Legendary Hollywood actress Elizabeth
Taylor was a vocal AIDS and gay rights advocate.
Taylor was laid to rest at a private
service on Thursday after her death at the age of 79 in a Los Angeles
While she was best known for her
larger-than-life movie roles, she devoted nearly 30 years of her life
raising awareness and funds for AIDS research.
Taylor became a leading advocate for
AIDS research after the 1985 death of actor Rock Hudson from AIDS
complications. She helped create amfAR, one of the world's leading
non-profits dedicated to ending the disease.
“I did not become an activist to win
awards,” she said in accepting a GLAAD award in 2000. “I became
an activist to try to protect people. I could not sit silently by
just doing nothing. I started my activism in the 80s when a new
disease emerged that was quickly and inexplicably killing people.”

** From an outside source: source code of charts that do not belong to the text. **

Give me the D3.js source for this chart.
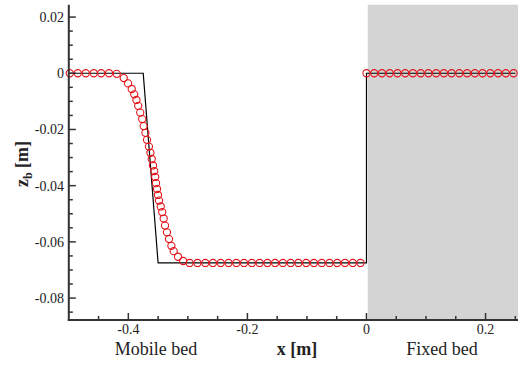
<!DOCTYPE html>
<html>
<head>
<meta charset="utf-8">
<script src="https://cdn.jsdelivr.net/npm/d3@7"></script>
<style>
  html, body { margin: 0; padding: 0; background: #fff; }
  svg { display: block; }
  svg text { font-family: "Liberation Serif", "Times New Roman", Times, Tinos, "Noto Serif", "DejaVu Serif", FreeSerif, serif; }
</style>
</head>
<body>
<svg id="chart" width="518" height="365"></svg>
<script>
// Analytical bed profile (black line): x [m], z_b [m]
const exactX = [-0.5, -0.375, -0.35, 0.0, 0.0, 0.25];
const exactZ = [0.0, 0.0, -0.0675, -0.0675, 0.0, 0.0];

// Computed bed profile (red circles)
const simX = [
  -0.4983, -0.4849, -0.4715, -0.4581, -0.4456, -0.4324, -0.4195,
  -0.4077, -0.4005, -0.3943, -0.3901, -0.3864, -0.3834, -0.3800, -0.3767,
  -0.3742, -0.3713, -0.3686, -0.3654, -0.3629, -0.3607, -0.3586, -0.3565,
  -0.3549, -0.3535, -0.3518, -0.3502, -0.3485, -0.3456, -0.3431, -0.3406,
  -0.3384, -0.3351, -0.3317, -0.3277, -0.3238, -0.3166, -0.3079, -0.2970,
  -0.2839, -0.2708, -0.2579, -0.2448, -0.2317, -0.2186, -0.2057, -0.1926,
  -0.1795, -0.1664, -0.1535, -0.1404, -0.1273, -0.1143, -0.1013, -0.0883,
  -0.0752, -0.0621, -0.0492, -0.0361, -0.0230, -0.0101,
  0.0000, 0.0130, 0.0260, 0.0390, 0.0520, 0.0650, 0.0780, 0.0910, 0.1040,
  0.1170, 0.1300, 0.1430, 0.1560, 0.1690, 0.1820, 0.1950, 0.2080, 0.2210,
  0.2340, 0.2470
];
const simZ = [
  0.0, 0.0, 0.0, 0.0, 0.0, 0.0, -0.0002,
  -0.0017, -0.0036, -0.0056, -0.0075, -0.0095, -0.0116, -0.0140, -0.0163,
  -0.0188, -0.0212, -0.0237, -0.0261, -0.0283, -0.0305, -0.0328, -0.0348,
  -0.0369, -0.0391, -0.0412, -0.0433, -0.0453, -0.0474, -0.0494, -0.0517,
  -0.0542, -0.0566, -0.0590, -0.0614, -0.0633, -0.0653, -0.0668, -0.0675,
  -0.0675, -0.0675, -0.0675, -0.0675, -0.0675, -0.0675, -0.0675, -0.0675,
  -0.0675, -0.0675, -0.0675, -0.0675, -0.0675, -0.0675, -0.0675, -0.0675,
  -0.0675, -0.0675, -0.0675, -0.0675, -0.0675, -0.0675,
  0.0, 0.0, 0.0, 0.0, 0.0, 0.0, 0.0, 0.0, 0.0,
  0.0, 0.0, 0.0, 0.0, 0.0, 0.0, 0.0, 0.0, 0.0,
  0.0, 0.0
];

// Axis ticks and labels
const xMajor = [-0.4, -0.2, 0, 0.2];
const xMinor = [-0.45, -0.35, -0.3, -0.25, -0.15, -0.1, -0.05, 0.05, 0.1, 0.15, 0.25];
const xTickLabels = ["-0.4", "-0.2", "0", "0.2"];
const yMajor = [0.02, 0, -0.02, -0.04, -0.06, -0.08];
const yMinor = [0.015, 0.01, 0.005, -0.005, -0.01, -0.015, -0.025, -0.03, -0.035,
                -0.045, -0.05, -0.055, -0.065, -0.07, -0.075, -0.085];
const yTickLabels = ["0.02", "0", "-0.02", "-0.04", "-0.06", "-0.08"];
const fixedBedStart = 0.0;

const svg = d3.select("#chart");
const x = d3.scaleLinear().domain([-0.5, 0.2545]).range([68.8, 518]);
const y = d3.scaleLinear().domain([-0.0878, 0.0244]).range([320, 4.7]);
const [x0, x1] = x.range();
const [yb, yt] = y.range();

// Fixed-bed shading
svg.append("rect")
  .attr("x", x(fixedBedStart) + 1.3)
  .attr("y", yt)
  .attr("width", x1 - x(fixedBedStart) - 1.3)
  .attr("height", yb - yt)
  .attr("fill", "#d4d4d4");

// Analytical profile
const exactPts = exactX.map((d, i) => [d, exactZ[i]]);
svg.append("path")
  .attr("d", d3.line().x(d => x(d[0])).y(d => y(d[1]))(exactPts))
  .attr("fill", "none")
  .attr("stroke", "#000")
  .attr("stroke-width", 1.2);

// Computed profile
svg.append("g").selectAll("circle")
  .data(simX.map((d, i) => [d, simZ[i]]))
  .join("circle")
  .attr("cx", d => x(d[0]))
  .attr("cy", d => y(d[1]))
  .attr("r", 3.6)
  .attr("fill", "none")
  .attr("stroke", "#e3141a")
  .attr("stroke-width", 1.1);

// Axes: ticks point inward
const axisColor = "#333";
const textColor = "#222";
const xAxis = svg.append("g");
xAxis.selectAll(".maj").data(xMajor).join("line")
  .attr("x1", d => x(d)).attr("x2", d => x(d))
  .attr("y1", yb).attr("y2", yb - 7)
  .attr("stroke", axisColor).attr("stroke-width", 1.5);
xAxis.selectAll(".min").data(xMinor).join("line")
  .attr("x1", d => x(d)).attr("x2", d => x(d))
  .attr("y1", yb).attr("y2", yb - 4)
  .attr("stroke", axisColor).attr("stroke-width", 1.5);
xAxis.selectAll("text").data(xMajor).join("text")
  .attr("x", d => x(d)).attr("y", 333.5)
  .attr("text-anchor", "middle")
  .attr("font-size", 14)
  .attr("fill", textColor)
  .text((d, i) => xTickLabels[i]);

const yAxis = svg.append("g");
yAxis.selectAll(".maj").data(yMajor).join("line")
  .attr("x1", x0).attr("x2", x0 + 7)
  .attr("y1", d => y(d)).attr("y2", d => y(d))
  .attr("stroke", axisColor).attr("stroke-width", 1.5);
yAxis.selectAll(".min").data(yMinor).join("line")
  .attr("x1", x0).attr("x2", x0 + 4)
  .attr("y1", d => y(d)).attr("y2", d => y(d))
  .attr("stroke", axisColor).attr("stroke-width", 1.5);
yAxis.selectAll("text").data(yMajor).join("text")
  .attr("x", 64).attr("y", d => y(d) + 5)
  .attr("text-anchor", "end")
  .attr("font-size", 14)
  .attr("fill", textColor)
  .text((d, i) => yTickLabels[i]);

// Axis lines
svg.append("line").attr("x1", x0).attr("x2", x0).attr("y1", yt).attr("y2", yb + 1)
  .attr("stroke", axisColor).attr("stroke-width", 2);
svg.append("line").attr("x1", x0 - 1).attr("x2", x1).attr("y1", yb).attr("y2", yb)
  .attr("stroke", axisColor).attr("stroke-width", 2);

// Titles
svg.append("text").attr("x", 156).attr("y", 355).attr("text-anchor", "middle")
  .attr("font-size", 18).attr("fill", textColor).text("Mobile bed");
svg.append("text").attr("x", 442).attr("y", 355).attr("text-anchor", "middle")
  .attr("font-size", 18).attr("fill", textColor).text("Fixed bed");
svg.append("text").attr("x", 297).attr("y", 355).attr("text-anchor", "middle")
  .attr("font-size", 18).attr("font-weight", "bold").attr("fill", textColor).text("x [m]");

const yl = svg.append("text")
  .attr("transform", "translate(28,164) rotate(-90)")
  .attr("text-anchor", "middle")
  .attr("font-size", 18).attr("font-weight", "bold").attr("fill", textColor);
yl.append("tspan").text("z");
yl.append("tspan").attr("font-size", 12).attr("dy", 4).text("b");
yl.append("tspan").attr("dy", -4).text(" [m]");
</script>
</body>
</html>
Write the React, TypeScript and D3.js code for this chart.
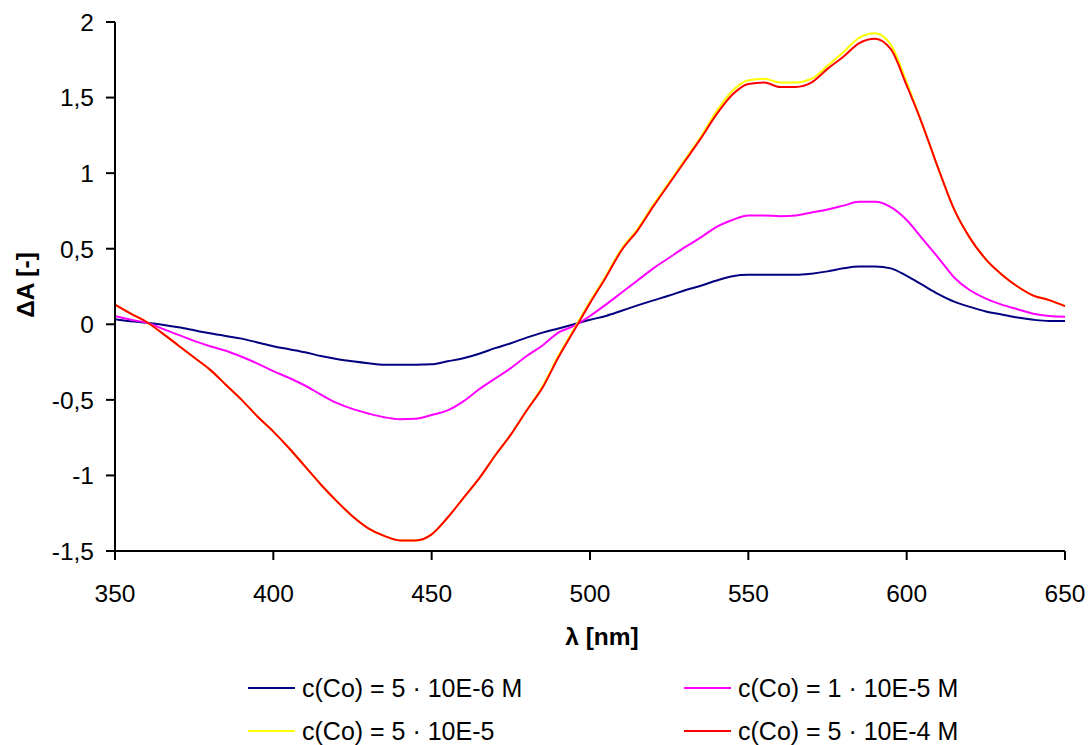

“Worse than the virus there was the
terrible discrimination and prejudice left in its wake. Suddenly gay
people stopped being human beings and started becoming the enemy. I
knew that somebody had to do something.”
“All my life I've spent a lot of time
with gay men – Montgomery Clift, Jimmy Dean, Rock Hudson,” she
added. “I never thought about who they slept with. They were just
the people I loved.”
“I could never understand why they
couldn't be afforded the same rights and protections as all of the
rest of us. There is no gay agenda. It's a human agenda.” (The
video is embedded in the right panel of this page.)
Taylor was an activist till the end,
leaving the bulk of her estate – worth at least $600 million – to
two AIDS charities, amfAR and the Elizabeth Taylor AIDS Foundation.